South Korean retailer Olive Young opened its first brick-and-mortar store in the United States in Pasadena, California, on May 29, 2026 [1].

The move marks a significant expansion of the K-beauty market in North America. By establishing a physical presence and launching a U.S.-focused website, the company aims to accelerate its regional retail push [2, 3].

Olive Young brings 27 years of skincare expertise to the American market [4]. The company's entry into the U.S. is designed to bridge the gap between South Korean beauty trends and North American consumers, providing direct access to curated K-beauty products that were previously primarily available via international shipping, or third-party retailers [2, 3].

The opening in Pasadena drew significant attention from the local community. Hundreds of shoppers camped outside the store to be among the first to enter [5]. This high level of consumer interest suggests a strong existing demand for specialized Korean skincare and cosmetics in the California region [5].

As part of this expansion, other K-beauty brands are leveraging the platform to grow. For example, Purito Seoul has entered Olive Young US to help accelerate its own North American retail growth [3]. This synergy allows multiple Korean brands to scale simultaneously through a single established distributor [3].

The company is utilizing a multi-channel approach to capture the market. The combination of the Pasadena storefront and the new digital platform allows Olive Young to gather consumer data and test product preferences before potentially expanding to further U.S. cities [1, 2].

Olive Young brings 27 years of skincare expertise to the American market.

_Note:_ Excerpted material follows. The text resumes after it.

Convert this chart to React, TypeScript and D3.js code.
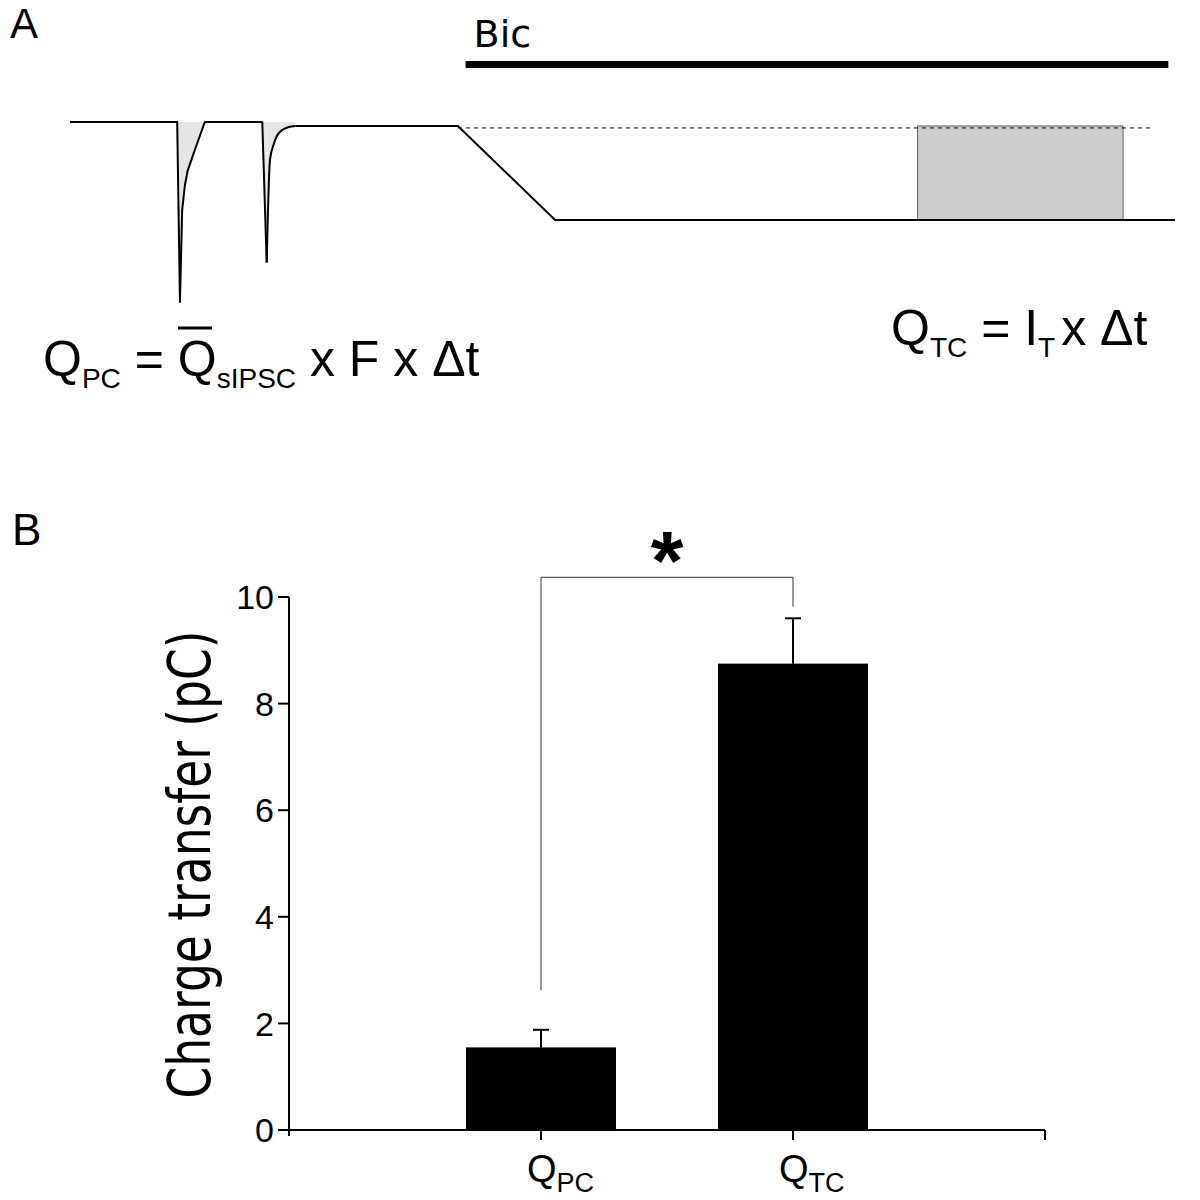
import React from "react";
import * as d3 from "d3";

// Panel A schematic trace (time in ms, current in pA; downward = inward)
const traceTime = [0, 97, 99.5, 101.5, 104, 106.5, 113, 122, 174, 178, 181, 184, 187, 192, 198, 204, 351, 439, 1000];
const traceCurrent = [0, 0, -100, -49, -35, -27, -15.5, 0, 0, -78, -21, -13, -8, -4.5, -2.8, -2.2, -2.2, -54.4, -54.4];
const spike1Idx = [1, 7];
const spike2Idx = [8, 15];
const holdingLevel = -3.3;
const holdingSpan = [351, 980];
const tonicWindow = [767, 953];
const tonicLevels = [-2.2, -54.4];
const bicSpan = [358, 994];
const bicLevel = 32;

// Panel B data
const categories = ["QPC", "QTC"];
const catMain = ["Q", "Q"];
const catSub = ["PC", "TC"];
const means = [1.55, 8.75];
const sems = [0.33, 0.85];
const yTicks = [0, 2, 4, 6, 8, 10];
const bracketLevels = [2.62, 10.37, 9.82];

const arial = "'Liberation Sans', Arial, sans-serif";
const gothic = "'DejaVu Sans', sans-serif";

type Pt = [number, number];

export default function App() {
  // scales for panel A
  const xA = d3.scaleLinear().domain([0, 1000]).range([70, 1175]);
  const yA = d3.scaleLinear().domain([0, -100]).range([122, 302]);

  const pts = traceTime.map((t, i) => [t, traceCurrent[i]] as Pt);
  const line = d3
    .line<Pt>()
    .x((d) => xA(d[0]))
    .y((d) => yA(d[1]));
  const smooth = d3
    .line<Pt>()
    .x((d) => xA(d[0]))
    .y((d) => yA(d[1]))
    .curve(d3.curveMonotoneX);
  const area = d3
    .area<Pt>()
    .x((d) => xA(d[0]))
    .y0(yA(0))
    .y1((d) => yA(d[1]));
  const smoothArea = d3
    .area<Pt>()
    .x((d) => xA(d[0]))
    .y0(yA(0))
    .y1((d) => yA(d[1]))
    .curve(d3.curveMonotoneX);

  // trace pieces: straight up to spike 2 peak, smooth decay, then straight
  const pre = pts.slice(0, spike2Idx[0] + 2);
  const decay = pts.slice(spike2Idx[0] + 1, spike2Idx[1] + 1);
  const post = pts.slice(spike2Idx[1]);

  // scales for panel B
  const xB = d3.scalePoint<string>().domain(categories).range([289, 1045]).padding(1);
  const yB = d3.scaleLinear().domain([0, 10]).range([1130, 597]);
  const barW = 150;
  const [x0, x1] = xB.range();

  return (
    <svg width={1200} height={1200} style={{ position: "absolute", left: 0, top: 0, background: "#fff" }}>
      <rect width={1200} height={1200} fill="#fff" />
      {/* Panel A */}
      <text x={10} y={38} fontFamily={arial} fontSize={42}>A</text>
      <text x={xA(bicSpan[0]) + 8} y={47} fontFamily={gothic} fontSize={38}>Bic</text>
      <line x1={xA(bicSpan[0])} x2={xA(bicSpan[1])} y1={yA(bicLevel)} y2={yA(bicLevel)} stroke="#000" strokeWidth={7} />

      <path d={area(pts.slice(spike1Idx[0], spike1Idx[1] + 1)) || ""} fill="#e6e6e6" />
      <path d={smoothArea(pts.slice(spike2Idx[0] + 1, spike2Idx[1] + 1)) || ""} fill="#e6e6e6" />
      <path d={area(pts.slice(spike2Idx[0], spike2Idx[0] + 2)) || ""} fill="#e6e6e6" />
      <rect
        x={xA(tonicWindow[0])}
        y={yA(tonicLevels[0])}
        width={xA(tonicWindow[1]) - xA(tonicWindow[0])}
        height={yA(tonicLevels[1]) - yA(tonicLevels[0])}
        fill="#cccccc"
        stroke="#666"
        strokeWidth={1}
      />
      <line
        x1={xA(holdingSpan[0])}
        x2={xA(holdingSpan[1])}
        y1={yA(holdingLevel)}
        y2={yA(holdingLevel)}
        stroke="#000"
        strokeWidth={1}
        strokeDasharray="4,4"
      />
      <path d={line(pre) || ""} fill="none" stroke="#000" strokeWidth={2} strokeLinejoin="round" />
      <path d={smooth(decay) || ""} fill="none" stroke="#000" strokeWidth={2} />
      <path d={line(post) || ""} fill="none" stroke="#000" strokeWidth={2} strokeLinejoin="round" />

      <text x={43} y={376} fontFamily={arial} fontSize={50}>
        Q<tspan fontSize={28} dy={12}>PC</tspan>
        <tspan dy={-12}> = Q</tspan>
        <tspan fontSize={28} dy={12}>sIPSC</tspan>
        <tspan dy={-12}> x F x Δt</tspan>
      </text>
      <line x1={178} x2={212} y1={328} y2={328} stroke="#000" strokeWidth={3} />

      <text x={891} y={345} fontFamily={arial} fontSize={50}>
        Q<tspan fontSize={28} dy={12}>TC</tspan>
        <tspan dy={-12}> = I</tspan>
        <tspan fontSize={28} dy={12}>T</tspan>
        <tspan dy={-12} dx={6}>x Δt</tspan>
      </text>

      {/* Panel B */}
      <text x={12} y={545} fontFamily={arial} fontSize={44}>B</text>

      {categories.map((c, i) => (
        <g key={c}>
          <rect
            x={(xB(c) as number) - barW / 2}
            y={yB(means[i])}
            width={barW}
            height={yB(0) - yB(means[i])}
            fill="#000"
          />
          <line x1={xB(c)} x2={xB(c)} y1={yB(means[i])} y2={yB(means[i] + sems[i])} stroke="#000" strokeWidth={2} />
          <line x1={(xB(c) as number) - 8} x2={(xB(c) as number) + 8} y1={yB(means[i] + sems[i])} y2={yB(means[i] + sems[i])} stroke="#000" strokeWidth={2} />
        </g>
      ))}

      {/* axes */}
      <line x1={x0} x2={x0} y1={yB(10)} y2={yB(0) + 6} stroke="#000" strokeWidth={2} />
      <line x1={x0} x2={x1} y1={yB(0)} y2={yB(0)} stroke="#000" strokeWidth={2} />
      {yTicks.map((t) => (
        <g key={t}>
          <line x1={x0 - 11} x2={x0} y1={yB(t)} y2={yB(t)} stroke="#000" strokeWidth={2} />
          <text x={x0 - 15} y={yB(t)} dy="0.36em" textAnchor="end" fontFamily={arial} fontSize={34}>{t}</text>
        </g>
      ))}
      <line x1={x1} x2={x1} y1={yB(0)} y2={yB(0) + 10} stroke="#000" strokeWidth={2} />
      {categories.map((c, i) => (
        <g key={"l" + c}>
          <line x1={xB(c)} x2={xB(c)} y1={yB(0)} y2={yB(0) + 10} stroke="#000" strokeWidth={2} />
          <text x={(xB(c) as number) - 14} y={1182} fontFamily={arial} fontSize={38}>
            {catMain[i]}
            <tspan fontSize={27} dy={10}>{catSub[i]}</tspan>
          </text>
        </g>
      ))}

      <text
        transform={`translate(210,${(yB(0) + yB(10)) / 2 + 1}) rotate(-90)`}
        textAnchor="middle"
        fontFamily={gothic}
        fontSize={58}
        textLength={468}
        lengthAdjust="spacingAndGlyphs"
      >
        Charge transfer (pC)
      </text>

      {/* significance bracket */}
      <path
        d={`M${xB(categories[0])},${yB(bracketLevels[0])}V${yB(bracketLevels[1])}H${xB(categories[1])}V${yB(bracketLevels[2])}`}
        fill="none"
        stroke="#333"
        strokeWidth={1}
      />
      <text x={((xB(categories[0]) as number) + (xB(categories[1]) as number)) / 2} y={590} textAnchor="middle" fontFamily={arial} fontWeight="bold" fontSize={84}>*</text>
    </svg>
  );
}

The establishment of a physical footprint by a major South Korean retailer indicates that K-beauty has moved beyond a niche internet trend into a scalable retail category in the U.S. By launching a dedicated website alongside a brick-and-mortar location, Olive Young is implementing an omnichannel strategy to reduce the friction of importing Korean goods, which may force domestic beauty retailers to increase their own K-beauty inventories to remain competitive.